Presidente nacional da OAB, Claudio Lamachia classifica a ideia como “retrocesso” e diz que a abertura de inquérito oportuniza ao policial demonstrar que agiu em legítima defesa, além de coibir eventuais abusos:
— Investigação evita eventuais abusos e legitima a ação dos policiais que agem corretamente.
Número de mortes por policiais disparou
Em média, 14 pessoas são mortas pela polícia por dia no país. No ano passado, segundo o Fórum Brasileiro de Segurança Pública, a quantidade de mortes por policiais disparou. Foram 5.144 – aumento de 20% na comparação com o ano anterior. O levantamento indica que número de agentes de segurança mortos recuou 5% no período.
O criminalista Celso Vilardi, professor da Fundação Getulio Vargas em São Paulo (FGV-SP), trata o projeto como “impossível”. Pelo seu entendimento, o Código Penal já assegura que qualquer policial ou cidadão que reagir “moderadamente” a uma ameaça não será penalizado:
— Qualquer modificação na legítima defesa seria considerada inconstitucional. Não se pode dar ao policial uma licença para matar sem ser punido.
Dois casos da legislação atual
Pelas leis em vigor, em toda morte cometida por policiais é aberto inquérito para apurar tanto possível legítima defesa quanto intenção criminosa.
Após homicídio durante abordagem, três PMs viram réus
- Trio de brigadianos virou réu pela morte de um jovem de 18 anos na Capital. Ronaldo de Lima foi morto com tiro pelas costas em 3 de setembro de 2015, na Vila Buraco Quente, no Morro Santa Tereza, após abordagem.
- Na época, foi aberto inquérito e a Polícia Civil concluiu que os PMs haviam agido em legítima defesa. O Ministério Público (MP) discordou.
-Os brigadianos alegavam que o jovem estava armado e teria disparado. Moradores disseram ter ouvido apenas um tiro. Houve revolta e queima de ônibus no morro em protesto.
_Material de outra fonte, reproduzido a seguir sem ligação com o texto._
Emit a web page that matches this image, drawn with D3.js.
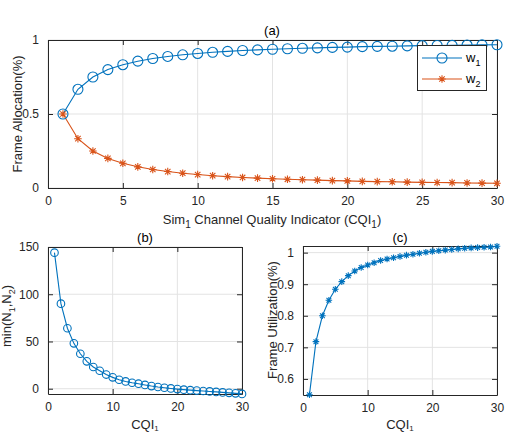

-Após a investigação, a perícia atestou que o PM José Cecílio Martins da Rosa, o Serginho, autor do tiro que matou Lima, trocou o tambor de um revólver 38, apresentado pelos PMs como encontrado com o jovem, pelo de sua própria arma, de igual calibre.
-A Justiça aceitou denúncia e tornou Serginho réu por homicídio qualificado e fraude processual. Os outros PMs, Alexandre Puntel e Thiago Costa Silva, respondem por falso testemunho, por mentir no inquérito – disseram ter ouvido dois tiros, um feito pelo colega e outro pela vítima. A defesa não foi localizada ontem para comentar.
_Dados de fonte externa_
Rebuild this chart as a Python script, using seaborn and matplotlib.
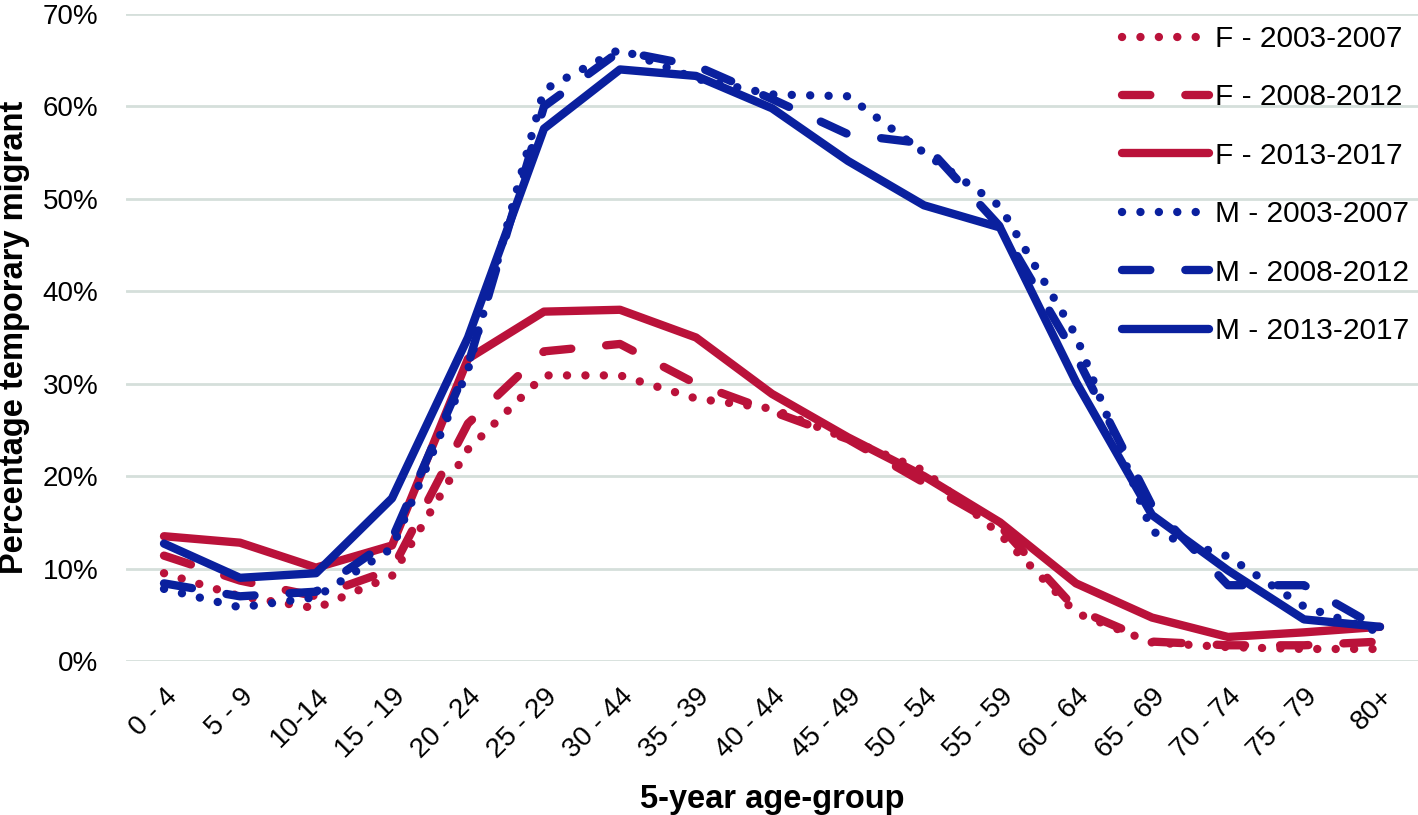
import pandas as pd
import matplotlib
matplotlib.use('Agg')
import matplotlib.pyplot as plt
import seaborn as sns

# Age groups (x axis) - labels as they appear in the source chart
ages = ['0 - 4', '5 - 9', '10-14', '15 - 19', '20 - 24', '25 - 29', '30 - 44',
        '35 - 39', '40 - 44', '45 - 49', '50 - 54', '55 - 59', '60 - 64',
        '65 - 69', '70 - 74', '75 - 79', '80+']

# Percentage temporary migrant
f_2003_2007 = [9.5, 7.0, 5.7, 9.2, 22.9, 30.9, 30.9, 28.4, 27.3, 24.0, 20.6, 13.7, 5.2, 2.0, 1.5, 1.3, 1.3]
f_2008_2012 = [11.4, 8.7, 7.0, 9.9, 25.7, 33.5, 34.3, 30.0, 27.0, 24.0, 19.3, 14.6, 5.6, 2.1, 1.7, 1.7, 2.1]
f_2013_2017 = [13.5, 12.8, 10.1, 12.5, 32.7, 37.8, 38.0, 35.0, 28.9, 24.2, 20.0, 15.0, 8.4, 4.7, 2.6, 3.1, 3.7]
m_2003_2007 = [7.8, 5.8, 6.9, 12.2, 31.5, 61.8, 66.2, 63.0, 61.3, 61.1, 55.0, 49.2, 35.2, 14.0, 11.3, 5.9, 3.1]
m_2008_2012 = [8.4, 7.0, 7.5, 13.2, 32.0, 60.0, 66.0, 64.4, 60.8, 57.0, 56.0, 47.0, 33.0, 16.8, 8.2, 8.2, 3.5]
m_2013_2017 = [12.7, 9.0, 9.5, 17.6, 35.0, 57.6, 64.0, 63.3, 59.8, 54.1, 49.3, 46.9, 30.2, 15.8, 9.8, 4.5, 3.7]

series_names = ['F - 2003-2007', 'F - 2008-2012', 'F - 2013-2017',
                'M - 2003-2007', 'M - 2008-2012', 'M - 2013-2017']
series_values = [f_2003_2007, f_2008_2012, f_2013_2017,
                 m_2003_2007, m_2008_2012, m_2013_2017]

# long-form table for seaborn
rows = []
for name, vals in zip(series_names, series_values):
    for age, v in zip(ages, vals):
        rows.append({'age': age, 'pct': v, 'series': name})
df = pd.DataFrame(rows)

red = '#BA123A'
blue = '#0A209E'
palette = {'F - 2003-2007': red, 'F - 2008-2012': red, 'F - 2013-2017': red,
           'M - 2003-2007': blue, 'M - 2008-2012': blue, 'M - 2013-2017': blue}
dots = (0.01, 2.2)
dash = (3.4, 4.2)
dashes = {'F - 2003-2007': dots, 'F - 2008-2012': dash, 'F - 2013-2017': '',
          'M - 2003-2007': dots, 'M - 2008-2012': dash, 'M - 2013-2017': ''}

sns.set_style('white')
plt.rcParams['font.family'] = ['Liberation Sans', 'DejaVu Sans']
plt.rcParams['text.color'] = 'black'
plt.rcParams['axes.labelcolor'] = 'black'
plt.rcParams['xtick.color'] = 'black'
plt.rcParams['ytick.color'] = 'black'
plt.rcParams['lines.dash_capstyle'] = 'round'
plt.rcParams['lines.solid_capstyle'] = 'round'
plt.rcParams['lines.solid_joinstyle'] = 'round'
plt.rcParams['lines.dash_joinstyle'] = 'round'

fig = plt.figure(figsize=(14.18, 8.15), dpi=100)
ax = fig.add_axes([126 / 1418, 1 - 661 / 815, 1 - 126 / 1418, 647 / 815])

sns.lineplot(data=df, x='age', y='pct', hue='series', style='series',
             hue_order=series_names, style_order=series_names,
             palette=palette, dashes=dashes, linewidth=6.0,
             sort=False, legend=False, ax=ax)

ax.set_xlim(-0.5, len(ages) - 0.5)
ax.set_ylim(0, 70)
ax.set_yticks(range(0, 71, 10))
ax.set_yticklabels([f'{v}%' for v in range(0, 71, 10)])
ax.set_xticks(range(len(ages)))
ax.set_xticklabels(ages, rotation=45, ha='right', va='top', rotation_mode='anchor')
ax.tick_params(axis='y', length=0, pad=20, labelsize=20, labelcolor='black')
ax.tick_params(axis='x', length=0, pad=16, labelsize=20, labelcolor='black')

ax.grid(axis='y', color='#d5dfdb', linewidth=2)
ax.grid(axis='x', visible=False)
ax.set_axisbelow(True)
for s in ax.spines.values():
    s.set_visible(False)

ax.set_xlabel('5-year age-group', fontsize=23.5, fontweight='bold', color='black')
ax.set_ylabel('Percentage temporary migrant', fontsize=23.5, fontweight='bold', color='black')
ax.xaxis.set_label_coords(0.5, -0.19)
ax.yaxis.set_label_coords(-0.074, 0.5)

handles = ax.get_lines()[:len(series_names)]
fig.legend(handles, series_names, loc='upper left',
           bbox_to_anchor=(1122 / 1418, 1 - 25 / 815),
           frameon=False, fontsize=21.5, handlelength=2.9,
           handletextpad=0.2, labelspacing=1.02,
           borderpad=0, borderaxespad=0)

fig.savefig('out.png', dpi=100)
Brigadiano salva casal ameaçado por homem armado em Porto Alegre
-Ao menos três câmeras de segurança registraram o momento em que um policial militar à paisana matou um homem que tentava roubar um casal no bairro Mont´Serrat, em Porto Alegre, no dia 24 de julho deste ano.
-As imagens mostram quando o carro do casal é fechado pelo automóvel dos assaltantes. Um deles desce pela porta traseira e aponta a arma para a motorista.
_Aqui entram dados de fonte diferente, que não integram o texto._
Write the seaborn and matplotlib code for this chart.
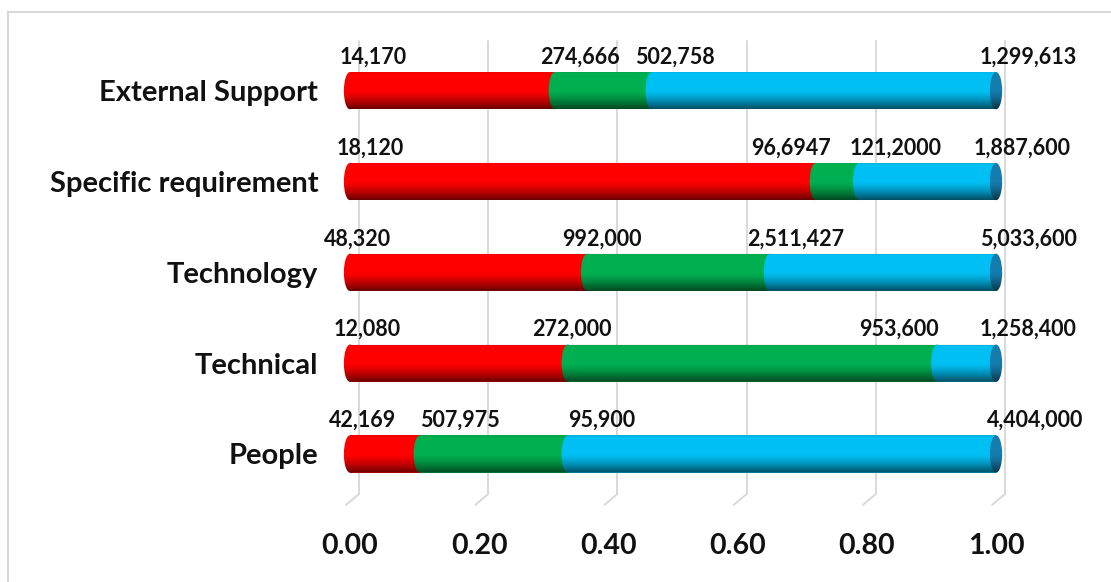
import numpy as np
import pandas as pd
import seaborn as sns
import matplotlib
matplotlib.use("Agg")
import matplotlib.pyplot as plt
from matplotlib.patches import Ellipse, PathPatch, Rectangle
from matplotlib.path import Path

# data (shares of each bar)
categories = ["External Support", "Specific requirement", "Technology", "Technical", "People"]
red_share = [0.317, 0.721, 0.367, 0.337, 0.108]
green_share = [0.150, 0.067, 0.283, 0.572, 0.229]
blue_share = [0.533, 0.212, 0.350, 0.091, 0.663]

labels_start = ["14,170", "18,120", "48,320", "12,080", "42,169"]
labels_mid1 = ["274,666", "96,6947", "992,000", "272,000", "507,975"]
labels_mid2 = ["502,758", "121,2000", "2,511,427", "953,600", "95,900"]
labels_end = ["1,299,613", "1,887,600", "5,033,600", "1,258,400", "4,404,000"]

ticks = [0.0, 0.2, 0.4, 0.6, 0.8, 1.0]

# label nudges from their segment boundary (x units)
label_nudge = [
    [0.036, 0.039, 0.036, 0.050],
    [0.031, -0.038, 0.057, 0.040],
    [0.012, 0.023, 0.040, 0.050],
    [0.026, 0.007, -0.059, 0.050],
    [0.019, 0.062, 0.052, 0.060],
]

RED = "#FF0000"
GREEN = "#00B050"
BLUE = "#00BFF3"
CAP = "#157DAE"
GRID = "#D9D9D9"

sns.set_theme(style="white")
plt.rcParams["font.family"] = ["Lato", "DejaVu Sans"]

df = pd.DataFrame({"category": categories, "red": red_share,
                   "green": green_share, "blue": blue_share})
df["red_green"] = df["red"] + df["green"]
df["total"] = df["red_green"] + df["blue"]

fig = plt.figure(figsize=(11.11, 5.82), dpi=100)
ax = fig.add_axes([0.2976, 0.1263, 0.6338, 0.8271])

bar_h = 0.41
for col, color in [("total", BLUE), ("red_green", GREEN), ("red", RED)]:
    sns.barplot(data=df, x=col, y="category", color=color, width=bar_h,
                saturation=1, orient="h", ax=ax, zorder=2, linewidth=0)

# 3D-ish gridlines on the back wall
for t in ticks:
    ax.plot([t + 0.014, t + 0.014], [-0.55, 4.44], color=GRID, lw=1.4, zorder=1)
    ax.plot([t + 0.014, t - 0.006], [4.44, 4.56], color=GRID, lw=1.4, zorder=1)

cap_w = 0.019
rows = np.arange(len(categories))
t = np.linspace(0, 1, 120)
alpha = np.clip((t - 0.5) / 0.5, 0, 1) ** 1.4 * 0.6 + np.clip(0.06 - t, 0, 1) * 2.0
shade = np.zeros((len(t), 2, 4))
shade[:, :, 3] = alpha[:, None]

for i, row in df.iterrows():
    starts = [0.0, row["red"], row["red_green"]]
    for s, color in zip(starts, [RED, GREEN, BLUE]):
        ax.add_patch(Ellipse((s, i), cap_w, bar_h, facecolor=color,
                             edgecolor="none", zorder=3))
    end = row["total"]
    ax.add_patch(Ellipse((end, i), cap_w, bar_h, facecolor=CAP,
                         edgecolor="none", zorder=3))

    # cylinder shading clipped to the bar outline
    ang = np.linspace(np.pi / 2, 3 * np.pi / 2, 40)
    left = np.column_stack([cap_w / 2 * np.cos(ang), i - bar_h / 2 * np.sin(ang)])
    ang2 = np.linspace(-np.pi / 2, np.pi / 2, 40)
    right = np.column_stack([end + cap_w / 2 * np.cos(ang2), i - bar_h / 2 * np.sin(ang2)])
    verts = np.vstack([left, right, left[:1]])
    clip = PathPatch(Path(verts), transform=ax.transData, facecolor="none",
                     edgecolor="none")
    ax.add_patch(clip)
    im = ax.imshow(shade, extent=[-cap_w, end + cap_w, i + bar_h / 2, i - bar_h / 2],
                   origin="upper", aspect="auto", zorder=4, interpolation="bilinear")
    im.set_clip_path(clip)

    bounds = [0.0, row["red"], row["red_green"], end]
    texts = [labels_start[i], labels_mid1[i], labels_mid2[i], labels_end[i]]
    for b, txt, dx in zip(bounds, texts, label_nudge[i]):
        ax.text(b + dx, i - 0.37, txt, ha="center", va="center",
                fontsize=15.5, fontweight="bold", color="#111111", zorder=5)

ax.set_xlim(-0.03, 1.06)
ax.set_ylim(4.6, -0.7)
ax.set_xticks(ticks)
ax.set_xticklabels([f"{v:.2f}" for v in ticks], fontsize=20.5, fontweight="bold")
ax.set_yticks(rows)
ax.set_yticklabels(categories, fontsize=21, fontweight="bold")
ax.tick_params(axis="x", length=0, pad=18, colors="#111111")
ax.tick_params(axis="y", length=0, pad=9, colors="#111111")
ax.set_xlabel("")
ax.set_ylabel("")
for sp in ax.spines.values():
    sp.set_visible(False)

fig.add_artist(Rectangle((8 / 1111, -0.02), 1.1, 1 - 12 / 582 + 0.02,
                         transform=fig.transFigure, facecolor="none",
                         edgecolor=GRID, lw=1.5))

fig.savefig("out.png", dpi=100)
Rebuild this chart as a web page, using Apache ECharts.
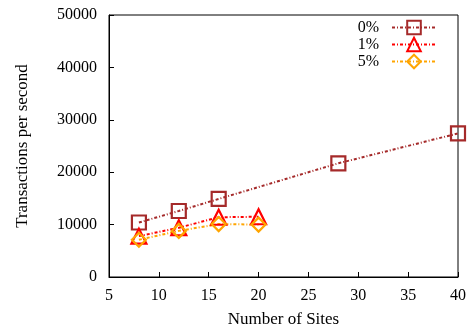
<!DOCTYPE html>
<html>
<head>
<meta charset="utf-8">
<script src="https://cdn.jsdelivr.net/npm/echarts@6/dist/echarts.min.js"></script>
<style>
  html, body { margin: 0; padding: 0; background: #fff; }
  #chart { width: 473px; height: 327px; }
</style>
</head>
<body>
<div id="chart"></div>
<script>
// Throughput vs. number of sites, one series per abort rate
const seriesNames = ['0%', '1%', '5%'];
const sites0 = [8, 12, 16, 28, 40];
const tps0 = [10400, 12600, 14900, 21700, 27400];
const sites1 = [8, 12, 16, 20];
const tps1 = [7800, 9400, 11400, 11500];
const sites5 = [8, 12, 16, 20];
const tps5 = [7100, 8800, 10100, 10000];

const colors = ['#a52a2a', '#ff0000', '#ffa500'];
const symbols = ['rect', 'triangle', 'diamond'];
const dash = [3, 2, 1, 2];
const font = 'Liberation Serif, Times New Roman, serif';

function pairs(xs, ys) { return xs.map((x, i) => [x, ys[i]]); }
const allData = [pairs(sites0, tps0), pairs(sites1, tps1), pairs(sites5, tps5)];

const chart = echarts.init(document.getElementById('chart'), null, { renderer: 'canvas' });
chart.setOption({
  animation: false,
  backgroundColor: '#fff',
  textStyle: { fontFamily: font, color: '#000' },
  grid: {
    left: 109, right: 15, top: 15, bottom: 50,
    outerBoundsMode: 'none', containLabel: false,
    show: true, borderColor: '#000', borderWidth: 1
  },
  legend: {
    data: seriesNames,
    orient: 'vertical',
    right: 31,
    top: 14,
    align: 'right',
    itemWidth: 44,
    itemHeight: 17,
    itemGap: 0,
    textStyle: { fontFamily: font, fontSize: 16, lineHeight: 17, color: '#000', padding: [0, 8, 0, 0] }
  },
  xAxis: {
    type: 'value', min: 5, max: 40, interval: 5,
    name: 'Number of Sites', nameLocation: 'middle', nameGap: 34,
    nameTextStyle: { fontFamily: font, fontSize: 17, color: '#000' },
    axisLine: { lineStyle: { color: '#000', width: 1 } },
    axisTick: { inside: true, length: 5, lineStyle: { color: '#000' } },
    axisLabel: { fontFamily: font, fontSize: 16, color: '#000', margin: 11 },
    splitLine: { show: false }
  },
  yAxis: {
    type: 'value', min: 0, max: 50000, interval: 10000,
    name: 'Transactions per second', nameLocation: 'middle', nameGap: 78,
    nameTextStyle: { fontFamily: font, fontSize: 17, color: '#000' },
    axisLine: { show: true, lineStyle: { color: '#000', width: 1 } },
    axisTick: { show: true, inside: true, length: 5, lineStyle: { color: '#000' } },
    axisLabel: { fontFamily: font, fontSize: 16, color: '#000', margin: 12, formatter: v => String(v) },
    splitLine: { show: false }
  },
  series: seriesNames.map((name, i) => ({
    name: name,
    type: 'line',
    data: allData[i],
    symbol: symbols[i],
    symbolSize: i === 1 ? 15 : 14,
    showAllSymbol: true,
    lineStyle: { color: colors[i], width: 2, type: dash },
    itemStyle: { color: 'rgba(255,255,255,0)', borderColor: colors[i], borderWidth: 2.2 },
    emphasis: { disabled: true }
  }))
});
</script>
</body>
</html>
-O soldado da Brigada Militar surge, do outro lado da via, entre carros estacionados. Segundo a titular da 8ª Delegacia de Polícia, Vandi Lemos, antes de atirar, ele deu ordem para o ladrão parar, que não foi atendida.
-Os comparsas fugiram. Em razão da morte, foi aberto inquérito, mas a delegada adiantou que as imagens comprovavam a ação do PM em legítima defesa das vítimas.